July Reading Recap

Somehow, I’ve still managed to read one book per week in July, and I will share with you what I have read this past month.

Requiem for a Nun – William Faulkner

Reading this book renewed my love for Faulkner, and it brought back some of the magic I experienced upon discovering that a Southern gentleman (?) born in 1897 could have so much in common with me, a female with Northern roots born almost a century later. Requiem for a Nun reads partly like a history book and partly like a play. The style is unique, and at times hard to read, but it adds clarification to some of the events that happened in Sanctuary.

Autobiography of a Recovering Skinhead – Frank Meeink

A brutal firsthand account of what it’s like to be on the inside of the white supremacy movement.
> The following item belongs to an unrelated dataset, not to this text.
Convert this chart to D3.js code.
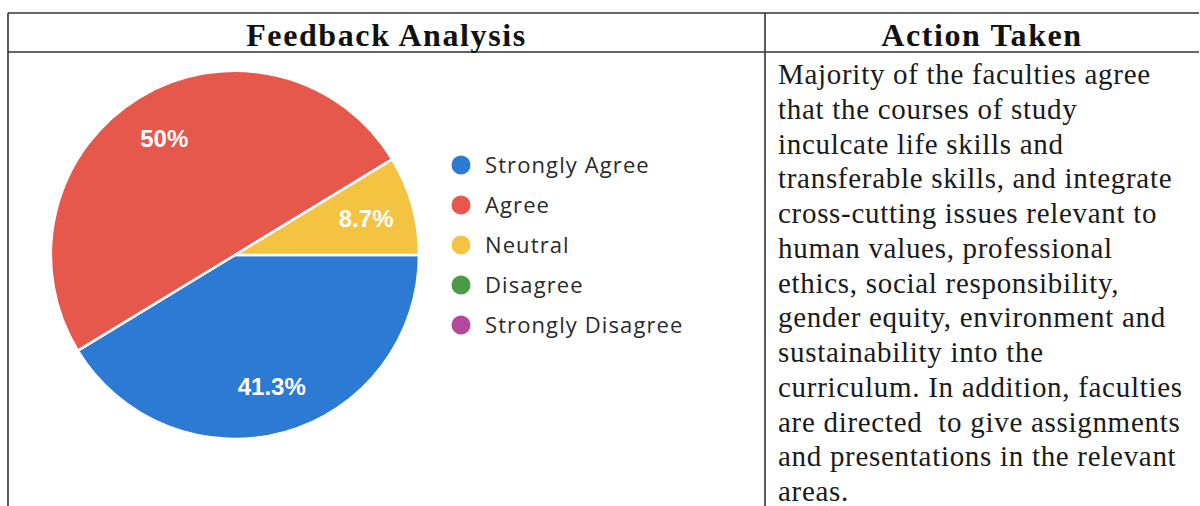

The book reveals a lot about what it’s like to live on the streets, the danger of having a neo-Nazi mentality, the power of drug addiction, the lessons learned in prison, and how a person’s childhood and parents can really influence who they become. The book is honest and raw (curse words abound!), and I would expect nothing less from a story of this kind of life.

My Name is Memory – Ann Brashares

I wrote an entire blog about this book. It’s here.

Cold Kiss – Amy Garvey

A nice YA paranormal book, good for light reading (I think I started and finished it over a weekend). A teenage girl with strange powers is able to bring her dead boyfriend back to life, but the consequences get her into a lot of trouble. As usual with YA books, nothing about the book absolutely blew my mind, but I enjoyed the author’s writing style, and of course, the premise.

Angela’s Ashes – Frank McCourt

The main reason I read this book was because it seemed as though everyone else had read it and absolutely raved about how great it was. It was actually quite good; I enjoyed the stream-of-consciousness style and the funny parts interwoven with the tale of drudging through poverty. What amazes me about memoirs and autobiographies is how the authors manage to remember all these things… or if they’re making things up and embellishing things they don’t really remember all that well. I know that if I tried to write about my own childhood, I’d have to make up quite a bit. But there are always exceptions (McCourt’s memory must be amazing), and, true or not, Angela’s Ashes painted a brilliantly clear picture.

Oh, and I re-read Harry Potter and the Sorcerer’s Stone. Always an amazing children’s/YA book, and one I will definitely read to my future kids over and over again — until they get heartily sick of it.

Review: My Name is Memory

Yesterday, I finished My Name is Memory by Ann Brashares. The book stood out to me in the library because it was written by the same author who wrote the Sisterhood of the Traveling Pants series, which I enjoyed immensely when I was a teenager.

My Name is Memory features the same emotional, descriptive writing style, but it was a story about romantic love, not a story about close friendship (although the two come together at times). The premise of the book is that all people have past lives, but there are a rare few (like the main character, Daniel) who remember all of their past lives, and who thus have what is called the “memory.” Daniel has fallen in love with the same woman over the thousands of years he’s lived in different bodies, places, and times. His love, whom he calls “Sophia,” is currently inhabiting the body of Lucy Broward, an ordinary high school student. Because Lucy does not have the “memory,” she’s understandably freaked out when Daniel shows up telling her that he’s loved her for such a long time, and he’s been chasing after her trying to right the ways he had wronged her in their past lives. Eventually, she does (with the help of a psychic and a hypnotist) remember some of her past lives and the women she had been… and she understands what Daniel means to her and what she means to him.

I liked the book, but only enough to give it 3 out of 5 stars. I guess it was too saccharine and lovey-dovey for my taste… one of those books with so much romance, it kind of makes you cringe. I normally like romance novels, but it didn’t seem as though the characters were that strong. I found it difficult to sympathize with Sophia/Lucy, and Daniel’s character was well-drawn, but he seemed eerily perfect, like the muscle-bound hero of many paperback romances. There wasn’t much to him except his single-minded devotion to Sophia/Lucy.

The book’s conflict came from an ancient foe, someone who is able to take over bodies of people who have not yet died. This person is Joachim, who had been Daniel’s evil brother in a past life, and who had once been married to Sophia/Lucy. Joachim will stop at nothing to have Daniel’s soul mate, and it would have been a really good conflict, but it could have been a focal point of the story. It felt like it was just tacked on because an editor said at some point during the publication process that the book needed more drama and conflict.

Worst of all, the book ended on somewhat of a cliffhanger. The conflict between Daniel and Joachim was never actually wrapped up, which makes me think that the book ought to have a sequel. Honestly, I can’t say I would read the sequel if one was written, but if there is no sequel, there will be far too many loose ends to bring any kind of reader satisfaction.